Ancora vivi! È sera in Italia quando le agenzie battono la notizia del ritrovamento dei dodici ragazzi thailandesi dispersi dal 23 giugno scorso quando, dopo il consueto allenamento di calcio, si erano avventurati con il loro allenatore nella grotta di Tham Luang. Il clima avverso e le forti piogge monsoniche li avevano isolati da tutto, apparentemente bloccati per sempre.



Ancora vivi! La novità si diffonde rapidamente, trasformando la disperazione dei genitori in gratitudine e la determinazione dei soccorritori in commozione. La grotta, i dodici ragazzi, il loro maestro, la passione del calcio: tutto in questa storia sembra essere simbolico di una giovinezza su cui in tanti si interrogano e a cui tanti guardano.



Ancora vivi! Rappresentanti di una generazione che sembra rimanere prigioniera delle proprie passioni, accompagnata da adulti che non sanno più giudicare le circostanze e ritrovare quindi la strada di casa, il grido che si innalza da quella grotta sembra come un’ultima sorprendente scoperta: sotto i macigni di una libertà innalzata a capriccio, di un mondo che tende a fare dell’essere dispersi l’ultima frontiera di una vita finalmente scevra da vincoli e obblighi, l’umanità non muore del tutto, ma sopravvive. Ed è questa la scoperta che tanti adulti fanno, a volte quasi spiazzati, verso figli, amici o studenti che — già condannati dalle nostre misure — d’improvviso mostrano con parole e gesti di avere dentro tutta una vita ancora da raccontare e da condividere, di portarsi appresso una domanda di bene e di giustizia che ancora non si è stufata di essere posta.
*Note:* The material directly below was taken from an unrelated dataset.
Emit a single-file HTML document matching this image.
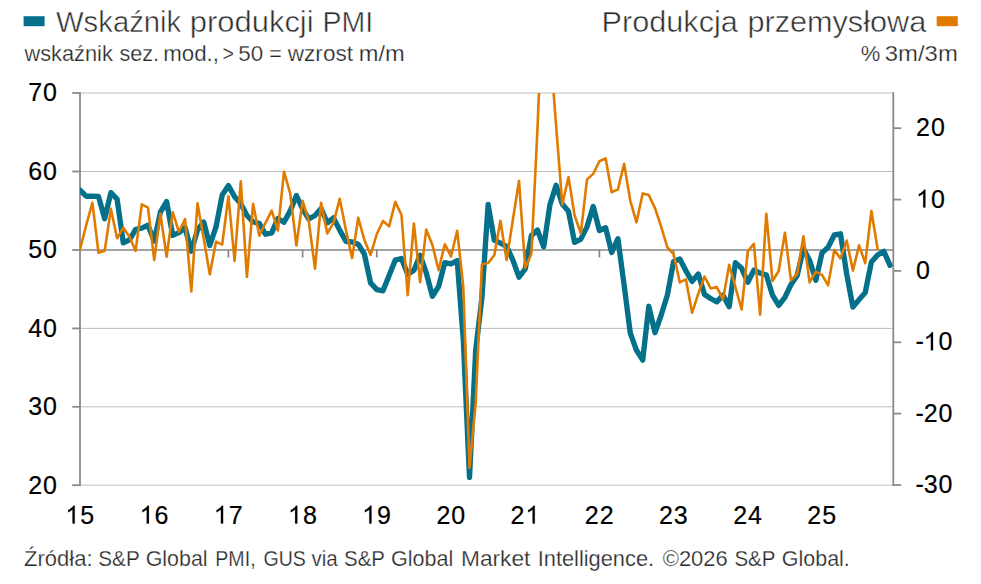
<!DOCTYPE html>
<html><head><meta charset="utf-8"><title>Chart</title>
<style>
html,body{margin:0;padding:0;background:#fff;}
body{width:981px;height:584px;overflow:hidden;font-family:"Liberation Sans",sans-serif;}
svg{display:block}
text{font-family:"Liberation Sans",sans-serif;}
.ax{font-size:25px;fill:#000;stroke:#000;stroke-width:0.2px;}
.ax path{stroke-width:16px;}
.ttl{font-size:29.4px;fill:#2e2e2e;stroke:#fff;stroke-width:0.5px;}
.sub{font-size:21.5px;fill:#282828;stroke:#fff;stroke-width:0.25px;}
</style></head><body>
<svg width="981" height="584" viewBox="0 0 981 584">
<defs><clipPath id="plot"><rect x="80" y="93" width="816" height="395"/></clipPath></defs>
<rect width="981" height="584" fill="#fff"/>
<!-- legend -->
<rect x="23.6" y="16.2" width="21" height="10" fill="#05708a"/>
<text class="ttl" x="56.0" y="32.1" textLength="125.2" lengthAdjust="spacingAndGlyphs">Wskaźnik</text><text class="ttl" x="189.8" y="32.1" textLength="123.8" lengthAdjust="spacingAndGlyphs">produkcji</text><text class="ttl" x="322.6" y="32.1" textLength="50.6" lengthAdjust="spacingAndGlyphs">PMI</text>
<text class="sub" x="24.4" y="61.0" textLength="88.4" lengthAdjust="spacingAndGlyphs">wskaźnik</text><text class="sub" x="119.4" y="61.0" textLength="39.6" lengthAdjust="spacingAndGlyphs">sez.</text><text class="sub" x="163.2" y="61.0" textLength="55.8" lengthAdjust="spacingAndGlyphs">mod.,</text><text class="sub" x="222.6" y="61.0" textLength="11.4" lengthAdjust="spacingAndGlyphs">&gt;</text><text class="sub" x="238.3" y="61.0" textLength="24.9" lengthAdjust="spacingAndGlyphs">50</text><text class="sub" x="269.3" y="61.0" textLength="12.5" lengthAdjust="spacingAndGlyphs">=</text><text class="sub" x="287.8" y="61.0" textLength="65.2" lengthAdjust="spacingAndGlyphs">wzrost</text><text class="sub" x="358.8" y="61.0" textLength="46.0" lengthAdjust="spacingAndGlyphs">m/m</text>
<text class="ttl" x="601.6" y="32.1" textLength="136.2" lengthAdjust="spacingAndGlyphs">Produkcja</text><text class="ttl" x="747.4" y="32.1" textLength="178.8" lengthAdjust="spacingAndGlyphs">przemysłowa</text>
<rect x="936.7" y="16.2" width="21.1" height="10" fill="#e07b00"/>
<text class="sub" x="860.8" y="61.0" textLength="19.6" lengthAdjust="spacingAndGlyphs">%</text><text class="sub" x="884.8" y="61.0" textLength="73.0" lengthAdjust="spacingAndGlyphs">3m/3m</text>
<!-- gridlines -->
<g stroke="#bfbfbf" stroke-width="1" fill="none">
<line x1="80" x2="893.3" y1="93" y2="93"/>
<line x1="80" x2="893.3" y1="171.5" y2="171.5"/>
<line x1="80" x2="893.3" y1="328.4" y2="328.4"/>
<line x1="80" x2="893.3" y1="406.8" y2="406.8"/>
<line x1="80" x2="893.3" y1="485.2" y2="485.2"/>
</g>
<!-- 50 line + ticks -->
<g stroke="#858585" stroke-width="1.7" fill="none">
<line x1="80" x2="893.3" y1="250" y2="250"/>
<line x1="154.2" x2="154.2" y1="250" y2="257.5"/><line x1="228.4" x2="228.4" y1="250" y2="257.5"/><line x1="302.6" x2="302.6" y1="250" y2="257.5"/><line x1="376.8" x2="376.8" y1="250" y2="257.5"/><line x1="451.0" x2="451.0" y1="250" y2="257.5"/><line x1="525.2" x2="525.2" y1="250" y2="257.5"/><line x1="599.4" x2="599.4" y1="250" y2="257.5"/><line x1="673.6" x2="673.6" y1="250" y2="257.5"/><line x1="747.8" x2="747.8" y1="250" y2="257.5"/><line x1="822.0" x2="822.0" y1="250" y2="257.5"/>
</g>
<!-- axes -->
<g stroke="#8a8a8a" stroke-width="1.8" fill="none" stroke-linejoin="round">
<line x1="80" x2="80" y1="92.2" y2="486"/>
<line x1="893.3" x2="893.3" y1="92.2" y2="486"/>
<line x1="72.2" x2="80" y1="93.0" y2="93.0"/><line x1="72.2" x2="80" y1="171.5" y2="171.5"/><line x1="72.2" x2="80" y1="250.0" y2="250.0"/><line x1="72.2" x2="80" y1="328.4" y2="328.4"/><line x1="72.2" x2="80" y1="406.8" y2="406.8"/><line x1="72.2" x2="80" y1="485.2" y2="485.2"/><line x1="893.3" x2="901.2" y1="128.2" y2="128.2"/><line x1="893.3" x2="901.2" y1="199.6" y2="199.6"/><line x1="893.3" x2="901.2" y1="270.9" y2="270.9"/><line x1="893.3" x2="901.2" y1="342.3" y2="342.3"/><line x1="893.3" x2="901.2" y1="413.6" y2="413.6"/><line x1="893.3" x2="901.2" y1="485.0" y2="485.0"/>
</g>
<!-- series -->
<g clip-path="url(#plot)" fill="none" stroke-linejoin="round" stroke-linecap="round">
<polyline stroke="#05708a" stroke-width="5.35" points="80.0,190.2 86.2,196.2 92.4,196.2 98.5,196.4 104.7,218.7 110.9,192.6 117.1,199.1 123.3,242.8 129.5,239.8 135.6,229.3 141.8,228.2 148.0,225.2 154.2,241.0 160.4,212.2 166.6,201.6 172.7,235.4 178.9,232.6 185.1,227.7 191.3,251.2 197.5,230.0 203.7,222.0 209.8,245.5 216.0,226.9 222.2,195.0 228.4,185.6 234.6,196.7 240.8,203.7 246.9,215.5 253.1,222.0 259.3,223.3 265.5,234.2 271.7,232.9 277.9,218.4 284.0,222.3 290.2,210.9 296.4,195.6 302.6,208.9 308.8,219.0 315.0,215.5 321.1,208.6 327.3,222.8 333.5,217.9 339.7,230.1 345.9,241.3 352.1,242.0 358.2,244.2 364.4,254.2 370.6,282.9 376.8,289.6 383.0,290.8 389.1,275.6 395.3,260.1 401.5,258.5 407.7,274.3 413.9,270.2 420.1,255.2 426.2,272.6 432.4,296.3 438.6,286.5 444.8,262.6 451.0,263.8 457.2,260.5 463.3,340.0 469.5,477.5 475.7,350.0 481.9,298.0 488.1,204.4 494.3,240.2 500.4,243.2 506.6,246.4 512.8,259.8 519.0,277.2 525.2,269.0 531.4,235.6 537.5,230.1 543.7,246.8 549.9,204.9 556.1,185.3 562.3,204.0 568.5,211.4 574.6,242.4 580.8,239.1 587.0,226.9 593.2,206.5 599.4,230.5 605.6,227.7 611.7,252.5 617.9,238.7 624.1,285.0 630.3,333.2 636.5,350.3 642.7,360.1 648.8,306.3 655.0,332.7 661.2,315.0 667.4,295.0 673.6,261.5 679.8,259.0 685.9,270.8 692.1,281.4 698.3,274.0 704.5,294.4 710.7,298.5 716.8,301.8 723.0,295.2 729.2,306.7 735.4,262.6 741.6,268.3 747.8,282.2 753.9,270.1 760.1,273.2 766.3,274.8 772.5,295.2 778.7,305.4 784.9,297.4 791.0,284.5 797.2,275.5 803.4,248.8 809.6,260.4 815.8,280.3 822.0,252.9 828.1,247.2 834.3,235.0 840.5,233.8 846.7,274.0 852.9,307.0 859.1,299.6 865.2,292.6 871.4,262.0 877.6,255.0 883.8,251.2 890.0,265.3"/>
<polyline stroke="#e07b00" stroke-width="2.6" points="80.0,249.4 86.2,225.2 92.4,202.7 98.5,252.8 104.7,250.8 110.9,208.9 117.1,238.3 123.3,227.7 129.5,236.7 135.6,250.8 141.8,204.4 148.0,207.6 154.2,260.1 160.4,213.5 166.6,256.8 172.7,212.2 178.9,231.8 185.1,219.0 191.3,291.5 197.5,203.2 203.7,238.5 209.8,274.4 216.0,241.7 222.2,244.7 228.4,196.2 234.6,260.9 240.8,181.2 246.9,276.9 253.1,203.7 259.3,235.8 265.5,222.8 271.7,210.6 277.9,230.5 284.0,171.7 290.2,193.4 296.4,245.5 302.6,200.8 308.8,221.2 315.0,268.7 321.1,202.7 327.3,233.4 333.5,222.8 339.7,198.8 345.9,230.0 352.1,258.1 358.2,217.9 364.4,240.0 370.6,255.0 376.8,234.0 383.0,221.0 389.1,226.4 395.3,201.9 401.5,215.0 407.7,295.1 413.9,223.6 420.1,282.1 426.2,229.6 432.4,245.0 438.6,270.2 444.8,244.2 451.0,256.4 457.2,230.8 463.3,287.0 469.5,467.6 475.7,403.0 481.9,264.6 488.1,263.1 494.3,255.2 500.4,220.7 506.6,260.1 512.8,220.3 519.0,180.7 525.2,267.8 531.4,253.8 537.5,128.0 543.7,-23.0 549.9,43.5 556.1,125.5 562.3,204.4 568.5,177.1 574.6,215.5 580.8,233.4 587.0,179.4 593.2,173.9 599.4,161.3 605.6,158.4 611.7,192.3 617.9,189.4 624.1,163.8 630.3,200.8 636.5,222.3 642.7,193.4 648.8,195.1 655.0,208.1 661.2,226.9 667.4,247.5 673.6,254.0 679.8,282.4 685.9,279.4 692.1,312.8 698.3,293.6 704.5,276.5 710.7,288.4 716.8,287.1 723.0,299.3 729.2,264.8 735.4,287.0 741.6,309.5 747.8,251.4 753.9,243.8 760.1,314.6 766.3,213.7 772.5,281.0 778.7,271.0 784.9,232.7 791.0,280.3 797.2,274.0 803.4,236.2 809.6,282.4 815.8,271.7 822.0,274.9 828.1,285.4 834.3,250.0 840.5,258.5 846.7,240.6 852.9,270.6 859.1,245.3 865.2,263.2 871.4,211.0 877.6,248.8"/>
</g>
<!-- labels -->
<g class="ax">
<text x="28.20" y="101.30">7</text><text x="43.10" y="101.30">0</text><text x="28.20" y="179.80">6</text><text x="43.10" y="179.80">0</text><text x="28.20" y="258.30">5</text><text x="43.10" y="258.30">0</text><text x="28.20" y="336.70">4</text><text x="43.10" y="336.70">0</text><text x="28.20" y="415.10">3</text><text x="43.10" y="415.10">0</text><text x="28.20" y="493.50">2</text><text x="43.10" y="493.50">0</text>
</g>
<g class="ax">
<text x="916.10" y="136.20">2</text><text x="931.00" y="136.20">0</text><path transform="translate(916.10,207.60) scale(0.01221,-0.01221)" d="M763 0H583V1147Q518 1085 412.5 1023T223 930V1104Q374 1175 487 1276T647 1472H763Z"/><text x="931.00" y="207.60">0</text><text x="916.10" y="278.90">0</text><text x="915.40" y="350.30">-</text><path transform="translate(923.73,350.30) scale(0.01221,-0.01221)" d="M763 0H583V1147Q518 1085 412.5 1023T223 930V1104Q374 1175 487 1276T647 1472H763Z"/><text x="938.62" y="350.30">0</text><text x="915.40" y="421.60">-</text><text x="923.73" y="421.60">2</text><text x="938.62" y="421.60">0</text><text x="915.40" y="493.00">-</text><text x="923.73" y="493.00">3</text><text x="938.62" y="493.00">0</text>
</g>
<g class="ax">
<path transform="translate(65.40,523.60) scale(0.01221,-0.01221)" d="M763 0H583V1147Q518 1085 412.5 1023T223 930V1104Q374 1175 487 1276T647 1472H763Z"/><text x="80.30" y="523.60">5</text><path transform="translate(139.60,523.60) scale(0.01221,-0.01221)" d="M763 0H583V1147Q518 1085 412.5 1023T223 930V1104Q374 1175 487 1276T647 1472H763Z"/><text x="154.50" y="523.60">6</text><path transform="translate(213.79,523.60) scale(0.01221,-0.01221)" d="M763 0H583V1147Q518 1085 412.5 1023T223 930V1104Q374 1175 487 1276T647 1472H763Z"/><text x="228.69" y="523.60">7</text><path transform="translate(287.99,523.60) scale(0.01221,-0.01221)" d="M763 0H583V1147Q518 1085 412.5 1023T223 930V1104Q374 1175 487 1276T647 1472H763Z"/><text x="302.89" y="523.60">8</text><path transform="translate(362.18,523.60) scale(0.01221,-0.01221)" d="M763 0H583V1147Q518 1085 412.5 1023T223 930V1104Q374 1175 487 1276T647 1472H763Z"/><text x="377.08" y="523.60">9</text><text x="436.38" y="523.60">2</text><text x="451.28" y="523.60">0</text><text x="510.58" y="523.60">2</text><path transform="translate(525.48,523.60) scale(0.01221,-0.01221)" d="M763 0H583V1147Q518 1085 412.5 1023T223 930V1104Q374 1175 487 1276T647 1472H763Z"/><text x="584.77" y="523.60">2</text><text x="599.67" y="523.60">2</text><text x="658.97" y="523.60">2</text><text x="673.87" y="523.60">3</text><text x="733.16" y="523.60">2</text><text x="748.06" y="523.60">4</text><text x="807.36" y="523.60">2</text><text x="822.26" y="523.60">5</text>
</g>
<text class="sub" x="24.1" y="565.6" textLength="68.5" lengthAdjust="spacingAndGlyphs">Źródła:</text><text class="sub" x="98.3" y="565.6" textLength="41.4" lengthAdjust="spacingAndGlyphs">S&amp;P</text><text class="sub" x="145.7" y="565.6" textLength="61.9" lengthAdjust="spacingAndGlyphs">Global</text><text class="sub" x="215.3" y="565.6" textLength="40.3" lengthAdjust="spacingAndGlyphs">PMI,</text><text class="sub" x="263.5" y="565.6" textLength="42.3" lengthAdjust="spacingAndGlyphs">GUS</text><text class="sub" x="311.5" y="565.6" textLength="26.3" lengthAdjust="spacingAndGlyphs">via</text><text class="sub" x="344.0" y="565.6" textLength="40.9" lengthAdjust="spacingAndGlyphs">S&amp;P</text><text class="sub" x="391.1" y="565.6" textLength="62.2" lengthAdjust="spacingAndGlyphs">Global</text><text class="sub" x="461.0" y="565.6" textLength="69.4" lengthAdjust="spacingAndGlyphs">Market</text><text class="sub" x="537.7" y="565.6" textLength="116.4" lengthAdjust="spacingAndGlyphs">Intelligence.</text><text class="sub" x="662.7" y="565.6" textLength="65.1" lengthAdjust="spacingAndGlyphs">©2026</text><text class="sub" x="734.4" y="565.6" textLength="41.1" lengthAdjust="spacingAndGlyphs">S&amp;P</text><text class="sub" x="781.8" y="565.6" textLength="68.0" lengthAdjust="spacingAndGlyphs">Global.</text>
</svg>
</body></html>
Ancora vivi! È questa la prima consapevolezza da cui ricominciare il rapporto con i più giovani, da cui far partire il Sinodo che la Chiesa di Roma celebrerà in ottobre: non le analisi, non i luoghi comuni, non i goffi tentativi di capire e di interpretare, ma la sorpresa di una vita che c’è ancora, di un’umanità che non soccombe sotto il peso delle nuove ideologie o del nulla diventato sistema, ma che invece lotta, si ostina, spera.

Ancora vivi! Si parla di un gruppetto di ragazzi, si parla di giovani, ma ciascuno sa quanto questa esclamazione vorrebbe fosse la propria, vorrebbe fosse la struggente eco del più sperato e temuto fra tutti i colpi di scena: quello di ritrovare, sotto i segni dell’età o sotto le tracce di una fragilità che troppe volte sembra aver preso il sopravvento, le speranze, i sogni e i desideri della nostra giovinezza. Quasi che quelle domande di dieci, venti o cinquant’anni fa fossero ancora lì, come una promessa mai sopita, come un fuoco pronto di nuovo a divampare.

Quella vita che continua sotto le macerie dunque ci sfida, ci chiede di cambiare prospettiva, punto di vista. Per riuscire a penetrare — direbbe Gaber — nel Mistero grande del cuore dell’uomo. Per riuscire a ritornare, magari in una silenziosa mattina d’estate o in un tramonto di luglio, a dialogare con ciò che siamo. E che, in fondo, non abbiamo mai smesso di essere: uomini ancora vivi in cerca di vita.